Home Business Repo rate: Economists weigh-in

WINDHOEK – The central bank has maintained the repo rate at 6.75%, in line with the expectations of economic gurus, although there are divergent views regarding the decision to leave the rate unchanged for almost two years while the country’s economy is teetering.

The last time the rate was changed was on 16 August 2017. The repo rate is the rate at which commercial banks borrow from the central bank and this in turn determines the interest rates at commercial banks.

While major central banks are flirting with plans to devise easier monetary   policies due to heightened global political uncertainty after Britain’s vote to dump the European Union as well as the trade standoff between China and the United States of America, Bank of Namibia’s Monetary Policy Committee (MPC) believes the rate is appropriate to support the domestic economy, while maintaining the one-to-one link between the Namibia Dollar and the South African Rand. 
Local economists however have different views on the matter.

“I must say the continued decision to leave the repo rate unchanged despite the tough economic climate in the country surprises me. As the last lender of resort, BoN ought to devise strategies and policies to salvage the economy,” said Mally Likukela, an independent economist.

Likukela noted that “Namibia’s overdependence South Africa is the primary reason why its not deviating from the repo rate of the neighboring giant”.

Another economist, Salomo Hei, welcomed the decision to leave the rate unchanged and said it came as no surprise.
“The economy has not recovered, therefore we cannot expect major changes, especially considering the fact that consumers are still under pressure,” he said, adding that BoN should be credited for ensuring that the inflation rates did not spiral out of control.

Announcing the MPC decision yesterday, Deputy Governor of the Bank of Namibia, Ebson Uanguta, noted that the domestic economy remained weak during the first two months of 2019. 

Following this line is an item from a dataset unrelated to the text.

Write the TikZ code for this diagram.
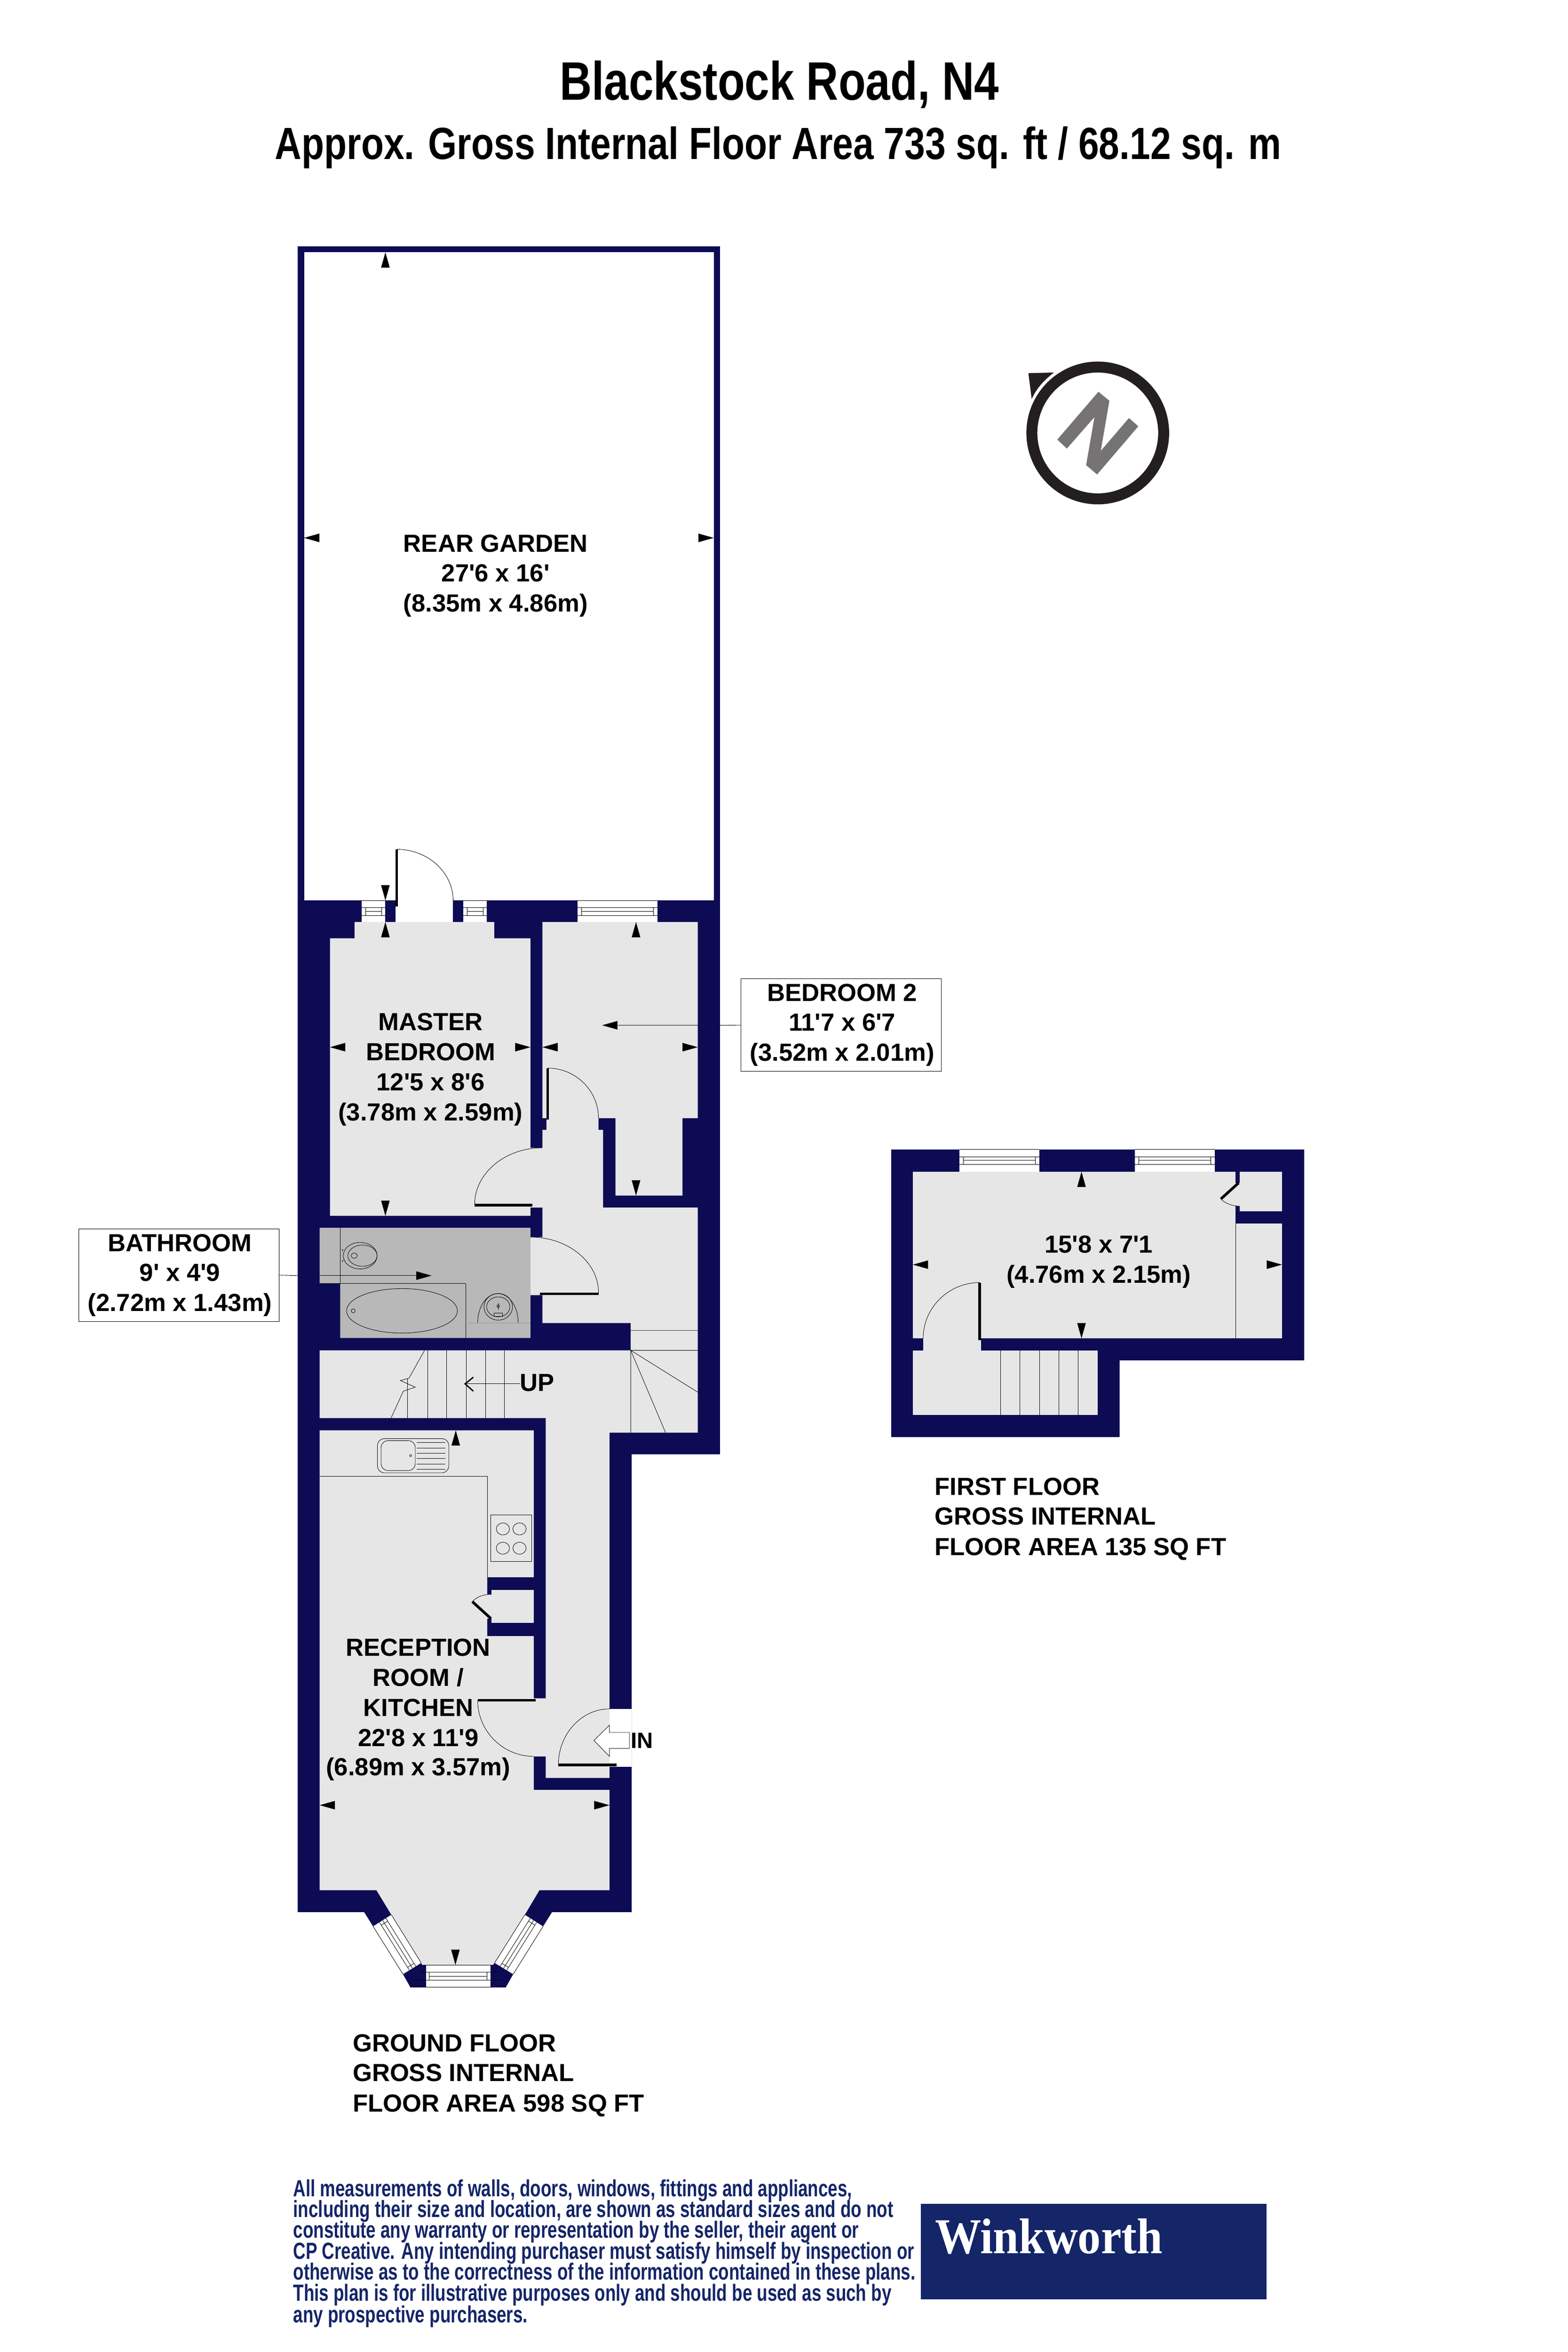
\documentclass[tikz,border=0pt]{standalone}
\usepackage{fontspec}
\setmainfont{Liberation Sans}
\newfontfamily\lab{Liberation Sans Bold}
\newfontfamily\titlef[FakeStretch=0.82]{Liberation Sans Bold}
\newfontfamily\discf[FakeStretch=0.74]{Liberation Sans Bold}
\newfontfamily\logof[FakeStretch=0.92]{Liberation Serif Bold}
\usetikzlibrary{calc}
\definecolor{wall}{RGB}{13,11,84}
\definecolor{floorc}{RGB}{230,230,230}
\definecolor{bathc}{RGB}{184,184,184}
\definecolor{logoc}{RGB}{20,37,104}
\definecolor{ringc}{RGB}{35,31,32}
\definecolor{nc}{RGB}{118,115,116}
\tikzset{
  thin line/.style={black,line width=0.35pt},
  leaf/.style={black,line width=2.3pt},
  roomlabel/.style={font=\lab\fontsize{21.2}{25.7}\selectfont,anchor=base,inner sep=0pt},
  floorlabel/.style={font=\lab\fontsize{21.2}{25.7}\selectfont,anchor=base west,inner sep=0pt},
  dimbox/.style={draw=black,line width=0.35pt,fill=white,inner sep=0pt}
}
\def\aU(#1){\fill[black] (#1) -- ++(-13,46) -- ++(26,0) -- cycle;}
\def\aD(#1){\fill[black] (#1) -- ++(-13,-46) -- ++(26,0) -- cycle;}
\def\aL(#1){\fill[black] (#1) -- ++(46,-13) -- ++(0,26) -- cycle;}
\def\aR(#1){\fill[black] (#1) -- ++(-46,-13) -- ++(0,26) -- cycle;}
% door arc: start, corner, end
\def\darc(#1)(#2)(#3){\draw[thin line] (#1) .. controls ($(#1)!.55!(#2)$) and ($(#3)!.55!(#2)$) .. (#3);}
\newcommand\hwin[7]{%
  \fill[white] (#1,#3) rectangle (#2,#4);
  \draw[thin line] (#1,#3) -- (#2,#3) (#1,#5) -- (#2,#5) (#1,#6) -- (#2,#6);
  \draw[thin line] (#1+12,#5) rectangle (#2-12,#6);
  \draw[thin line] (#1+12,#7) -- (#2-12,#7);
}
% bay window: four corners named
\newcommand\baywin[4]{%
  \fill[white] (#1) -- (#2) -- (#3) -- (#4) -- cycle;
  \draw[thin line] (#1) -- (#4) (#2) -- (#3);
  \foreach \f in {0.35,0.52,0.70}{\draw[thin line] ($(#1)!\f!(#2)$) -- ($(#4)!\f!(#3)$);}
  \foreach \t in {0.06,0.94}{\draw[thin line] ($($(#1)!.35!(#2)$)!\t!($(#4)!.35!(#3)$)$) -- ($($(#1)!.7!(#2)$)!\t!($(#4)!.7!(#3)$)$);}
}
\begin{document}
\begin{tikzpicture}[x=0.01cm,y=-0.01cm]
\useasboundingbox (0,0) rectangle (4723,7084);
\fill[white] (0,0) rectangle (4723,7084);
% ---- Title
\node[font=\titlef\fontsize{46.4}{56}\selectfont,inner sep=0pt,anchor=base] (title) at (2348,301) {Blackstock Road, N4};
\node[font=\titlef\fontsize{38.6}{46}\selectfont,inner sep=0pt,anchor=base] (subtitle) at (2344,480) {Approx. Gross Internal Floor Area 733 sq. ft / 68.12 sq. m};
% ---- Compass
\fill[ringc,even odd rule] (3307,1304) circle (215) (3307,1304) circle (182);
\fill[ringc] (3098,1124) -- (3175,1122) .. controls (3145,1145) and (3122,1170) .. (3108,1202) -- cycle;
\fill[nc] (3309,1180) -- (3342,1207) -- (3316,1358) -- (3401,1259) -- (3429,1284) -- (3305,1429) -- (3272,1401) -- (3297,1256) -- (3214,1351) -- (3185,1324) -- cycle;
% ---- Ground floor walls
\fill[wall] (897,742) -- (2169,742) -- (2169,4380) -- (1903,4380) -- (1903,5759) -- (1663,5759) -- (1636,5802) -- (1546,5946) -- (1524,5985) -- (1236,5985) -- (1214,5946) -- (1124,5802) -- (1097,5759) -- (897,5759) -- cycle;
% garden
\fill[white] (916,760) rectangle (2150,2712);
% floors
\fill[floorc] (1068,2777) -- (1489,2777) -- (1489,2826) -- (1598,2826) -- (1598,3457) -- (1634,3457) -- (1634,3403) -- (1646,3403) -- (1646,3368) -- (1634,3368) -- (1634,2777) -- (2102,2777) -- (2102,3368) -- (2056,3368) -- (2056,3601) -- (1854,3601) -- (1854,3368) -- (1803,3368) -- (1803,3403) -- (1817,3403) -- (1817,3637) -- (2102,3637) -- (2102,4315) -- (1836,4315) -- (1836,5355) -- (1644,5355) -- (1644,5290) -- (1608,5290) -- (1608,5391) -- (1836,5391) -- (1836,5693) -- (1625,5693) -- (1581,5767) -- (1485,5919) -- (1273,5919) -- (1179,5767) -- (1134,5693) -- (963,5693) -- (963,4308) -- (1608,4308) -- (1608,5115) -- (1644,5115) -- (1644,4271) -- (963,4271) -- (963,4067) -- (1900,4067) -- (1900,3985) -- (1634,3985) -- (1634,3901) -- (1598,3901) -- (1598,3726) -- (1634,3726) -- (1634,3637) -- (1598,3637) -- (1598,3662) -- (994,3662) -- (994,2826) -- (1068,2826) -- cycle;
% bathroom
\fill[bathc] (963,3698) -- (1598,3698) -- (1598,4030) -- (1025,4030) -- (1025,3866) -- (963,3866) -- cycle;
% cupboard walls in kitchen
\fill[wall] (1468,4751) rectangle (1608,4789);
\fill[wall] (1468,4888) rectangle (1608,4927);
\fill[wall] (1468,4789) rectangle (1480,4803);
\fill[wall] (1468,4875) rectangle (1480,4888);
% entrance gap
\fill[white] (1836,5147) rectangle (1903,5321);
% garden door & windows
\fill[white] (1191,2712) rectangle (1365,2777);
\hwin{1089}{1161}{2712}{2777}{2734}{2757}{2745}
\hwin{1396}{1467}{2712}{2777}{2734}{2757}{2745}
\hwin{1740}{1981}{2712}{2777}{2734}{2757}{2745}
% bay windows
\coordinate (la) at (1124,5802); \coordinate (lb) at (1179,5767); \coordinate (lc) at (1269,5912); \coordinate (ld) at (1214,5946);
\baywin{la}{lb}{lc}{ld}
\coordinate (ra) at (1636,5802); \coordinate (rb) at (1581,5767); \coordinate (rc) at (1490,5912); \coordinate (rd) at (1546,5946);
\baywin{ra}{rb}{rc}{rd}
\fill[white] (1283,5919) rectangle (1477,5985);
\draw[thin line] (1273,5919) -- (1485,5919) (1236,5985) -- (1524,5985) (1262,5940) -- (1497,5940) (1248,5964) -- (1512,5964);
\draw[thin line] (1293,5940) rectangle (1467,5964);
\draw[thin line] (1293,5952) -- (1467,5952);
% door leaves and arcs
\draw[leaf] (1195,2558) -- (1195,2730); \darc(1195,2558)(1365,2558)(1365,2712)
\draw[leaf] (1650,3217) -- (1650,3372); \darc(1650,3217)(1803,3217)(1803,3368)
\draw[leaf] (1430,3630) -- (1604,3630); \darc(1634,3457)(1430,3457)(1430,3627)
\draw[leaf] (1627,3897) -- (1803,3897); \darc(1598,3726)(1803,3726)(1803,3893)
\draw[leaf] (1439,5121) -- (1614,5121); \darc(1439,5121)(1439,5290)(1608,5290)
\draw[leaf] (1682,5316) -- (1858,5316); \darc(1836,5147)(1682,5147)(1682,5316)
\draw[leaf] (1423,4824) -- (1479,4875); \darc(1468,4803)(1440,4803)(1423,4824)
% stairs ground
\draw[thin line] (1228,4151) -- (1228,4271);
\foreach \x in {1288,1345,1404,1463,1520}{\draw[thin line] (\x,4067) -- (\x,4271);}
\draw[thin line] (1279,4067) -- (1232,4151) -- (1206,4158) -- (1251,4178) -- (1215,4190) -- (1178,4271);
\draw[thin line] (1900,4007) -- (2102,4007) (1900,4067) -- (2102,4067) (1900,4067) -- (1900,4315) (1900,4067) -- (2102,4193) (1900,4067) -- (2005,4315);
% UP arrow
\node[roomlabel] (up) at (1618,4190) {UP};
\coordinate (uptip) at (1401,4168);
\draw[thin line] (1567,4168) -- (uptip);
\draw[black,line width=1.1pt] (1426,4148) -- (uptip) -- (1426,4190);
% kitchen fittings
\draw[thin line] (963,4447) -- (1468,4447) -- (1468,4751);
\draw[thin line,rounded corners=6] (1137,4333) rectangle (1352,4436);
\draw[thin line,rounded corners=6] (1148,4339) rectangle (1251,4429);
\foreach \y in {4345,4361,4377,4393,4409,4425}{\draw[thin line] (1255,\y) -- (1342,\y);}
\draw[thin line] (1237,4384) circle (3);
\draw[thin line] (1479,4563) rectangle (1602,4703);
\foreach \a/\b in {1515/4605,1565/4605,1515/4663,1565/4663}{\draw[thin line] (\a,\b) ellipse (20 and 18);}
% bathroom fittings
\draw[thin line] (1025,3698) -- (1025,3866) (963,3866) -- (1403,3866) (1403,3866) -- (1403,4030);
\draw[thin line] (1085,3782) ellipse (51 and 40);
\draw[thin line] (1092,3782) ellipse (44 and 32);
\draw[thin line] (1067,3782) ellipse (9 and 8);
\fill[black] (1032,3765) circle (2) (1032,3798) circle (2);
\draw[thin line] (1211,3948) ellipse (167 and 67);
\draw[thin line] (1064,3948) circle (6);
\draw[thin line] (1439,3985) .. controls (1439,3930) and (1470,3896) .. (1500,3896) .. controls (1530,3896) and (1561,3930) .. (1561,3985);
\draw[thin line,black!40] (1403,3985) -- (1598,3985);
\draw[thin line] (1501,3936) ellipse (43 and 40);
\draw[thin line] (1501,3936) ellipse (35 and 30);
\draw[thin line] (1501,3934) circle (4) (1501,3925) -- (1501,3945);
\draw[thin line] (1488,3955) rectangle (1514,3965);
% ---- arrows ground
\aU(1161,760) \aD(1161,2712)
\aL(916,1620) \aR(2150,1620)
\aL(994,3154) \aR(1598,3154) \aU(1161,2777) \aD(1161,3662)
\aL(1634,3154) \aR(2102,3154) \aU(1916,2777) \aD(1916,3601)
\aU(1373,4308) \aD(1372,5918) \aL(963,5437) \aR(1836,5437)
% IN arrow
\draw[thin line,fill=white] (1789,5242) -- (1836,5196) -- (1836,5218) -- (1896,5218) -- (1896,5266) -- (1836,5266) -- (1836,5290) -- cycle;
\node[font=\lab\fontsize{19}{23}\selectfont,inner sep=0pt,anchor=base] (in) at (1934,5266) {IN};
% ---- dimension boxes
\node[dimbox,minimum width=6.04cm,minimum height=2.79cm] (bedbox) at (2534,3087.5) {};
\node[roomlabel] at (2537,3015) {BEDROOM 2};
\node[roomlabel] at (2537,3105) {11'7 x 6'7};
\node[roomlabel] at (2537,3196) {(3.52m x 2.01m)};
\coordinate (bedtip) at (1862,3088);
\draw[thin line] (bedbox.west) -- (2169,3088);
\draw[thin line] (2102,3088) -- (bedtip);
\aL(1814,3088)
\node[dimbox,minimum width=6.04cm,minimum height=2.79cm] (bathbox) at (539,3840.5) {};
\node[roomlabel] at (542,3769) {BATHROOM};
\node[roomlabel] at (542,3858) {9' x 4'9};
\node[roomlabel] at (542,3949) {(2.72m x 1.43m)};
\coordinate (bathtip) at (1254,3842);
\draw[thin line] (bathbox.east) -- (897,3842);
\draw[thin line] (963,3842) -- (bathtip);
\aR(1300,3842)
% ---- room labels
\node[roomlabel] at (1493,1662) {REAR GARDEN};
\node[roomlabel] at (1493,1752) {27'6 x 16'};
\node[roomlabel] at (1493,1842) {(8.35m x 4.86m)};
\node[roomlabel] at (1297,3103) {MASTER};
\node[roomlabel] at (1297,3194) {BEDROOM};
\node[roomlabel] at (1297,3285) {12'5 x 8'6};
\node[roomlabel] at (1297,3376) {(3.78m x 2.59m)};
\node[roomlabel] at (1260,4988) {RECEPTION};
\node[roomlabel] at (1260,5078) {ROOM /};
\node[roomlabel] at (1260,5169) {KITCHEN};
\node[roomlabel] at (1260,5260) {22'8 x 11'9};
\node[roomlabel] at (1260,5347) {(6.89m x 3.57m)};
% ---- ground floor caption
\node[floorlabel] at (1062,6179) {GROUND FLOOR};
\node[floorlabel] at (1062,6269) {GROSS INTERNAL};
\node[floorlabel] at (1062,6360) {FLOOR AREA 598 SQ FT};
% ---- First floor
\fill[wall] (2685,3462) -- (3929,3462) -- (3929,4097) -- (3373,4097) -- (3373,4328) -- (2685,4328) -- cycle;
\fill[floorc] (2750,3529) rectangle (3862,4031);
\fill[wall] (3722,3529) rectangle (3735,3563);
\fill[wall] (3722,3633) rectangle (3735,3648);
\fill[wall] (3722,3648) rectangle (3862,3685);
\fill[floorc] (2750,4067) rectangle (3307,4262);
\fill[floorc] (2781,4025) rectangle (2955,4070);
\hwin{2890}{3131}{3462}{3529}{3484}{3507}{3495}
\hwin{3418}{3659}{3462}{3529}{3484}{3507}{3495}
\draw[thin line] (3722,3685) -- (3722,4031);
\draw[leaf] (3731,3563) -- (3678,3611); \darc(3678,3611)(3695,3633)(3735,3633)
\draw[leaf] (2951,3863) -- (2951,4037); \darc(2951,3863)(2781,3863)(2781,4031)
\foreach \x in {3014,3072,3132,3190,3248}{\draw[thin line] (\x,4067) -- (\x,4262);}
\aU(3258,3529) \aD(3258,4031) \aL(2750,3809) \aR(3862,3809)
\node[roomlabel] at (3310,3773) {15'8 x 7'1};
\node[roomlabel] at (3310,3864) {(4.76m x 2.15m)};
\node[floorlabel] at (2815,4503) {FIRST FLOOR};
\node[floorlabel] at (2815,4593) {GROSS INTERNAL};
\node[floorlabel] at (2815,4684) {FLOOR AREA 135 SQ FT};
% ---- Disclaimer
\begin{scope}[every node/.style={font=\discf\fontsize{20}{18}\selectfont,anchor=base west,inner sep=0pt,text=logoc}]
\node at (883,6616) {All measurements of walls, doors, windows, fittings and appliances,};
\node at (883,6678) {including their size and location, are shown as standard sizes and do not};
\node at (883,6741) {constitute any warranty or representation by the seller, their agent or};
\node at (883,6804) {CP Creative. Any intending purchaser must satisfy himself by inspection or};
\node at (883,6866) {otherwise as to the correctness of the information contained in these plans.};
\node at (883,6930) {This plan is for illustrative purposes only and should be used as such by};
\node at (883,6995) {any prospective purchasers.};
\end{scope}
% ---- Logo
\fill[logoc] (2774,6638) rectangle (3816,6925);
\node[font=\logof\fontsize{43}{50}\selectfont,text=white,anchor=base west,inner sep=0pt] (logo) at (2816,6787) {Winkworth};
\end{tikzpicture}
\end{document}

“Inflation edged up and Private Sector Credit Extension (PSCE) growth increased. The stock of international reserves remained sufficient to support the currency peg,” said Uanguta. 
He added that domestic economic activity in fact slowed during the first two months of 2019 compared to the same period in 2018. 

“The slowdown in activity was reflected in sectors such as mining, agriculture and construction. Other sectors, including transport and communication, wholesale and retail trade as well as manufacturing improved during the same period. Going forward, the domestic economy is projected to record a marginally positive growth rate in 2019,” Uanguta noted. 
Elaborating on the the annual average growth in PSCE, which increased to 6.3 percent during the first two months of 2019, compared to 5.7 percent in the corresponding period of 2018, Uanguta said the growth was due to an increase in business credit of 5.9 percent during the first two months of 2019 from 3.5 percent in the corresponding period last year. 

“This was mainly due to the uptake of short-term credit facilities by businesses. Household credit growth, however, slowed from 7.3 percent during the first two month of 2018 to 6.5 percent for the comparable period of 2019. Since the previous MPC meeting, the annual growth in PSCE moderated to 6.0 percent at the end of February 2019, from 6.7 percent reported at the last MPC meeting,” Uanguta noted. 

The Bank of Namibia’s figures also indicate that as at the end of March 2019, the stock of international reserves stood at N$32.6 billion, compared to N$30.7 billion reported in the previous MPC statement. 

“This amount of international reserves is estimated to cover 4.3 months of imports of goods and services. At this level, the reserves are sufficient to protect the peg of the Namibia Dollar to the South African Rand and meet the country’s international financial obligations,” Uanguta stated. 

Commenting on the global economy that slowed during the fourth quarter of 2018, Uanguta noted that inflation rates in most monitored Advanced Economies (AEs) and Emerging Market and Developing Economies (EMDEs) edged up slightly during February 2019.